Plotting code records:
** Start **

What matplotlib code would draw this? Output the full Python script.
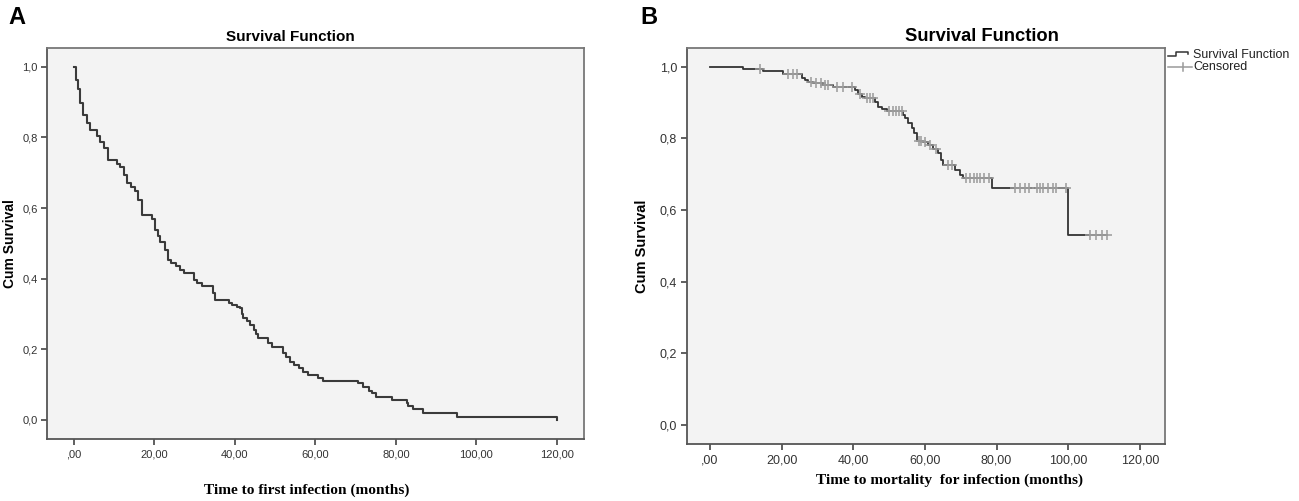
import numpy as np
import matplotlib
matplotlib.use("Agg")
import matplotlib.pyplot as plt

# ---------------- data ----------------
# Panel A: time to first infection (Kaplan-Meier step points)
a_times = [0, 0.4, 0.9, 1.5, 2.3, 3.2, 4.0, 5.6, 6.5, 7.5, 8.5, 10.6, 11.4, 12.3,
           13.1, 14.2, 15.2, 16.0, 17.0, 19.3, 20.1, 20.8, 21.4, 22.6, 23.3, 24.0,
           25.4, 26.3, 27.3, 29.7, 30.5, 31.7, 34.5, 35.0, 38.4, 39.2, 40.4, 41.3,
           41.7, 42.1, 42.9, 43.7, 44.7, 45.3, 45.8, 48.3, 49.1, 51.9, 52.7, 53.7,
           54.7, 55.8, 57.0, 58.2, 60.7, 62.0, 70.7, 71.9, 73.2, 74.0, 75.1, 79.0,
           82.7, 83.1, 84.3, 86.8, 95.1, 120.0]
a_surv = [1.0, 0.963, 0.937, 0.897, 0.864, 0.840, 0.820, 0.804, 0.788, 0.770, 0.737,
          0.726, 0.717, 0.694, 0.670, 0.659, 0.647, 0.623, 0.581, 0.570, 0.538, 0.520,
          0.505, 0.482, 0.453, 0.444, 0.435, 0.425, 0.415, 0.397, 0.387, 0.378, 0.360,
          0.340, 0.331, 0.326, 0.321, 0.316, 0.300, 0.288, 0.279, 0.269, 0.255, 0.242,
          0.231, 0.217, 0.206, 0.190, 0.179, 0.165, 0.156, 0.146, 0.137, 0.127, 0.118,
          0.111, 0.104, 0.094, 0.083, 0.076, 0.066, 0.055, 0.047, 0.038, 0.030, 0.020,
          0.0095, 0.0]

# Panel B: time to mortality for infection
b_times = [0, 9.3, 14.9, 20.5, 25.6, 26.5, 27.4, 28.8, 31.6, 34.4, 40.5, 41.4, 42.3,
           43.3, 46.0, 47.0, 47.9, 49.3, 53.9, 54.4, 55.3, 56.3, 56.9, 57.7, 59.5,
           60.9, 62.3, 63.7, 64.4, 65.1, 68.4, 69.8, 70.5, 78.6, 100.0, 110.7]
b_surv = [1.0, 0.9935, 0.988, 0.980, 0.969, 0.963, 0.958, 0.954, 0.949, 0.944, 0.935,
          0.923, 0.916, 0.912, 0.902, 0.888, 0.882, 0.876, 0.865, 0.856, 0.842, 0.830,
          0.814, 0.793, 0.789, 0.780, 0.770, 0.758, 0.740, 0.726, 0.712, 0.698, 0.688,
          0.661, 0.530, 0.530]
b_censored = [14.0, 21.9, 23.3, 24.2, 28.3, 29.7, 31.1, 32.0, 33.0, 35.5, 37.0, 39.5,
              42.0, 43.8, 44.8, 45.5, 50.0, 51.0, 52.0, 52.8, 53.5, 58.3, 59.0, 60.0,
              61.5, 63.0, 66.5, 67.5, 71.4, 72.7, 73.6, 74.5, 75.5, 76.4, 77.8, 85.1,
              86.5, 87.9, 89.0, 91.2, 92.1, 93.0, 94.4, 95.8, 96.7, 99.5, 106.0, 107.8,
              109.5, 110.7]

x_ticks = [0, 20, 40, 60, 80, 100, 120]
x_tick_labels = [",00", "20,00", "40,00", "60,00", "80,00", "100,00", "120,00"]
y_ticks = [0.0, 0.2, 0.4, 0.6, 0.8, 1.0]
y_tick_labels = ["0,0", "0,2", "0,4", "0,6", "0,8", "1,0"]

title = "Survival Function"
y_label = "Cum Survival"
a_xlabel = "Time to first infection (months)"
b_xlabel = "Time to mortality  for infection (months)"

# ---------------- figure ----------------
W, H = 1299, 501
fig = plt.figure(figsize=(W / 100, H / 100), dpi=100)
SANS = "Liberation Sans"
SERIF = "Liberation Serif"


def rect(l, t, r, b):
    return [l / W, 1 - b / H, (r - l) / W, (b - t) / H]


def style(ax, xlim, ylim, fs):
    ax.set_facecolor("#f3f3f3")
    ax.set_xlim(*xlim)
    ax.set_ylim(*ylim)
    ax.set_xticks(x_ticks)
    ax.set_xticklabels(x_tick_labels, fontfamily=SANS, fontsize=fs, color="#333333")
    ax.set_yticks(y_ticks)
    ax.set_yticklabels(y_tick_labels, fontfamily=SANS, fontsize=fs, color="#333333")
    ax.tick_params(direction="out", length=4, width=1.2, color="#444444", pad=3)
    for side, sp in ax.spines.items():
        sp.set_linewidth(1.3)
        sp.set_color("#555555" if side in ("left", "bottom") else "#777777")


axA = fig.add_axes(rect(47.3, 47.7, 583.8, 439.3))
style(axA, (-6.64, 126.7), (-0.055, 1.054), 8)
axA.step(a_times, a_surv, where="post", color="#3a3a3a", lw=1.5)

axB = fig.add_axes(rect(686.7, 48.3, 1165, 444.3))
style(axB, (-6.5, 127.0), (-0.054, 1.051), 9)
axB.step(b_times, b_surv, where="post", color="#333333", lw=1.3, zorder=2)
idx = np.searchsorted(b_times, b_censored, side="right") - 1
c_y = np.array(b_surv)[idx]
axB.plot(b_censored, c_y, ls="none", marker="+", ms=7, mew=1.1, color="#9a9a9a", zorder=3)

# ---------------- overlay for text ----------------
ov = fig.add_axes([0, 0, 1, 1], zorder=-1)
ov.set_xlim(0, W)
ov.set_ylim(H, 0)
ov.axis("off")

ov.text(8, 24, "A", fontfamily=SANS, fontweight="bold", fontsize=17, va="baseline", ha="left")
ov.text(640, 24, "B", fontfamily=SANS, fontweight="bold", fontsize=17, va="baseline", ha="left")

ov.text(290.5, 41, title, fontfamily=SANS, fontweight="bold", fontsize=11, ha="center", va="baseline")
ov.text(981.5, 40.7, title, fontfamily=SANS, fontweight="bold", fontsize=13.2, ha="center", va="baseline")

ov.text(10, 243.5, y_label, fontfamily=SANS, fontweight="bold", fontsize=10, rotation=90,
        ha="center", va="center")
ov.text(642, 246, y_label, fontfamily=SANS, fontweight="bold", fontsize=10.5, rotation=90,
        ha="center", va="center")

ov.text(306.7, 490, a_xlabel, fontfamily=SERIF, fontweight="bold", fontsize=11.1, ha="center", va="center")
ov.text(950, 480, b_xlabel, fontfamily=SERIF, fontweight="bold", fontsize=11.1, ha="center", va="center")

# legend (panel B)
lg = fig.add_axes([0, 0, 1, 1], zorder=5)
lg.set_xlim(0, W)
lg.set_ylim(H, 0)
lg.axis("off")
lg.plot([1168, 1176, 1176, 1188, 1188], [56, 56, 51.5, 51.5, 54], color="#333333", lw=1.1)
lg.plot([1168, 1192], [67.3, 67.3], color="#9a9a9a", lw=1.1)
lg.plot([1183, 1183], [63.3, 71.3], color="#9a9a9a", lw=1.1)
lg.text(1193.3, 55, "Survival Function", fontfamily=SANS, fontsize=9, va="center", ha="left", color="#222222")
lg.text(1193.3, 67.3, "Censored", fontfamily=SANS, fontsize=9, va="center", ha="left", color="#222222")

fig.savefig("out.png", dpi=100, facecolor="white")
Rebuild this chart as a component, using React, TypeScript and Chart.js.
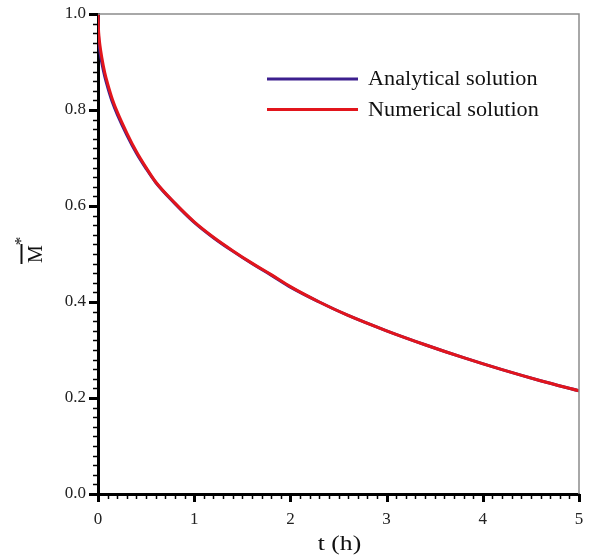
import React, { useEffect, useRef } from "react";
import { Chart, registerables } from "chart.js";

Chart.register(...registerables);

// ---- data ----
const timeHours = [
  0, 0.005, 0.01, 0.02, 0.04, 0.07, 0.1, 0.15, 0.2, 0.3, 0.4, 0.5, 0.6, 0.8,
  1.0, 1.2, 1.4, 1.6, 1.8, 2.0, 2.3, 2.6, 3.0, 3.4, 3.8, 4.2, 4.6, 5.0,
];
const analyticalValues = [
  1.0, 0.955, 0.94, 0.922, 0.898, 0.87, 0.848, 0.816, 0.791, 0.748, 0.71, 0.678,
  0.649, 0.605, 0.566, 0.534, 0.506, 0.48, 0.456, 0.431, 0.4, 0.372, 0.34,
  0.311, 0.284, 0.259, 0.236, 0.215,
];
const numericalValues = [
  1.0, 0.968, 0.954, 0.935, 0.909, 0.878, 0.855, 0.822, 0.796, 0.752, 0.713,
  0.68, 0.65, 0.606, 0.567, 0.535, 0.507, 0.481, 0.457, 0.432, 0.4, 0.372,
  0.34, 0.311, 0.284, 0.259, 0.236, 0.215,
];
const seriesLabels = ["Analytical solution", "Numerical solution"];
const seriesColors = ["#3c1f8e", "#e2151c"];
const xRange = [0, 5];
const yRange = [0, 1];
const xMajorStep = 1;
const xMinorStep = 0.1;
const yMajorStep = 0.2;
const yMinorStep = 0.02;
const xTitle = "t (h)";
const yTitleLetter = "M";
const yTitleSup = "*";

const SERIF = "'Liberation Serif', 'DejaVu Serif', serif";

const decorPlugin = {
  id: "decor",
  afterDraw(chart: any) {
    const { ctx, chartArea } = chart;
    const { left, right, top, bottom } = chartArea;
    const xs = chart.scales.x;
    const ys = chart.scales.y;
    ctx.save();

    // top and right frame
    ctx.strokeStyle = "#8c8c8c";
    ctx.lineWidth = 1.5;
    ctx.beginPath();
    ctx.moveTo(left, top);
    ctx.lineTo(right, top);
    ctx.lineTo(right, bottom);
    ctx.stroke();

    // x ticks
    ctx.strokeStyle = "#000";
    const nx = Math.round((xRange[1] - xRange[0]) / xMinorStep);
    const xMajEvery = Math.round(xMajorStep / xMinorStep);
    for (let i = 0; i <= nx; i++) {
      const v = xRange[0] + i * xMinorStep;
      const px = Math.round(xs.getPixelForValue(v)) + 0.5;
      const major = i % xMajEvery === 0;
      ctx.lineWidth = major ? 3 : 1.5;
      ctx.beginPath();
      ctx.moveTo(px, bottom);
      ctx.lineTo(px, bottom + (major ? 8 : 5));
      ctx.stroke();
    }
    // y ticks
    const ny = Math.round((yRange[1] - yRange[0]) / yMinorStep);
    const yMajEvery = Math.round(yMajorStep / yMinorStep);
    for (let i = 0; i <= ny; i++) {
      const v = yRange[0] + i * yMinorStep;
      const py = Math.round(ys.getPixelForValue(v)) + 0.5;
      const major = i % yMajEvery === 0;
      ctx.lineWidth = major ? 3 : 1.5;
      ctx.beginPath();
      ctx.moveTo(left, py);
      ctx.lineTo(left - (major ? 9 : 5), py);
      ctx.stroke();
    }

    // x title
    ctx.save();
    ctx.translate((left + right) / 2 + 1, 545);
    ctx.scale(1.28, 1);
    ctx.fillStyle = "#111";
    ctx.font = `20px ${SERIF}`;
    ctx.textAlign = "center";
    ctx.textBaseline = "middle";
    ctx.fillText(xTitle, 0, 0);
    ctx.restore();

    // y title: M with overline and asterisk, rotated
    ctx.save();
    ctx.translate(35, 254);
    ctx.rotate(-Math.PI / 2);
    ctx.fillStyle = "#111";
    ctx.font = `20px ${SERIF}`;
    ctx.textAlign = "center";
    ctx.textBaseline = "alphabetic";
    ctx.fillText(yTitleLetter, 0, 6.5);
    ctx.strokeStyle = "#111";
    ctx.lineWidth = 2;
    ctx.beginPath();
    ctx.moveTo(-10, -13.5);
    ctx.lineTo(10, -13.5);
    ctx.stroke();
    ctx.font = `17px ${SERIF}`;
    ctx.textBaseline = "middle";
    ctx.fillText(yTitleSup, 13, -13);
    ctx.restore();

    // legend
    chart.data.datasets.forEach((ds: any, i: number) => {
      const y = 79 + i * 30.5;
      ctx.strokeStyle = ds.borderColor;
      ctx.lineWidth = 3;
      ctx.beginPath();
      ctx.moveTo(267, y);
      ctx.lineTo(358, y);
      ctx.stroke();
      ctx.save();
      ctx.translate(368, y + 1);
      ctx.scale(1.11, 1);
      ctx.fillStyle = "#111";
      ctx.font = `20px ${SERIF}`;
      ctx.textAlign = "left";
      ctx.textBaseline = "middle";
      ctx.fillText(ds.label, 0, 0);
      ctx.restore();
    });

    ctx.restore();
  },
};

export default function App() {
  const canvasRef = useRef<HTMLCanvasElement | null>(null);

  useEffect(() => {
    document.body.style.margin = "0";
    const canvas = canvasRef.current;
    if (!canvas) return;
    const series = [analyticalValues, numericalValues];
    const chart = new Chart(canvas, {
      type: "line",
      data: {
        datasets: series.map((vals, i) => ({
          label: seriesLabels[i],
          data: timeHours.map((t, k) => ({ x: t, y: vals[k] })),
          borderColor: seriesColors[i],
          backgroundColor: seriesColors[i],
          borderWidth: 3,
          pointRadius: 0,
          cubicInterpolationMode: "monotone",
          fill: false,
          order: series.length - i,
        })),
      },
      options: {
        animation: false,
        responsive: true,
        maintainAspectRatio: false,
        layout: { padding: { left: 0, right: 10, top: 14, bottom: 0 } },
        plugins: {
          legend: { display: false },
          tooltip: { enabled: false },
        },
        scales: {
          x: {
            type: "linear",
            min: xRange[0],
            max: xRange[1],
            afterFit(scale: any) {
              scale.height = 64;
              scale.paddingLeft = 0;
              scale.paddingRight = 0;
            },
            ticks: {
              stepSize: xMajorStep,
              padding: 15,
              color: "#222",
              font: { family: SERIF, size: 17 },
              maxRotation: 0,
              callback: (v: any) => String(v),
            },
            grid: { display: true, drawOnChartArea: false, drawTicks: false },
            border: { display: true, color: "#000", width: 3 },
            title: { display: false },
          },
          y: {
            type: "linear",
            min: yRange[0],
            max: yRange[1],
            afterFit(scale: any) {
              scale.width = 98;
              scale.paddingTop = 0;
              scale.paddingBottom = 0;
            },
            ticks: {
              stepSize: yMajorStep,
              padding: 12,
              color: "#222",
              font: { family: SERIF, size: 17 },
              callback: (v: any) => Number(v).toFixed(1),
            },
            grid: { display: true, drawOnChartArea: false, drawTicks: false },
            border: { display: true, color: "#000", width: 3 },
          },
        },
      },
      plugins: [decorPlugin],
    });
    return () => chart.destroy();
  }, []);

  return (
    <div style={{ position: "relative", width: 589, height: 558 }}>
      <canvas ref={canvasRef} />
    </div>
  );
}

** End **

What you have to do: Every line from the top of the material above through the line with "0.0095, 0.0]" should be duplicated exactly, please; leave out the pictures.

Response to this exercise:
What matplotlib code would draw this? Output the full Python script.
import numpy as np
import matplotlib
matplotlib.use("Agg")
import matplotlib.pyplot as plt

# ---------------- data ----------------
# Panel A: time to first infection (Kaplan-Meier step points)
a_times = [0, 0.4, 0.9, 1.5, 2.3, 3.2, 4.0, 5.6, 6.5, 7.5, 8.5, 10.6, 11.4, 12.3,
           13.1, 14.2, 15.2, 16.0, 17.0, 19.3, 20.1, 20.8, 21.4, 22.6, 23.3, 24.0,
           25.4, 26.3, 27.3, 29.7, 30.5, 31.7, 34.5, 35.0, 38.4, 39.2, 40.4, 41.3,
           41.7, 42.1, 42.9, 43.7, 44.7, 45.3, 45.8, 48.3, 49.1, 51.9, 52.7, 53.7,
           54.7, 55.8, 57.0, 58.2, 60.7, 62.0, 70.7, 71.9, 73.2, 74.0, 75.1, 79.0,
           82.7, 83.1, 84.3, 86.8, 95.1, 120.0]
a_surv = [1.0, 0.963, 0.937, 0.897, 0.864, 0.840, 0.820, 0.804, 0.788, 0.770, 0.737,
          0.726, 0.717, 0.694, 0.670, 0.659, 0.647, 0.623, 0.581, 0.570, 0.538, 0.520,
          0.505, 0.482, 0.453, 0.444, 0.435, 0.425, 0.415, 0.397, 0.387, 0.378, 0.360,
          0.340, 0.331, 0.326, 0.321, 0.316, 0.300, 0.288, 0.279, 0.269, 0.255, 0.242,
          0.231, 0.217, 0.206, 0.190, 0.179, 0.165, 0.156, 0.146, 0.137, 0.127, 0.118,
          0.111, 0.104, 0.094, 0.083, 0.076, 0.066, 0.055, 0.047, 0.038, 0.030, 0.020,
          0.0095, 0.0]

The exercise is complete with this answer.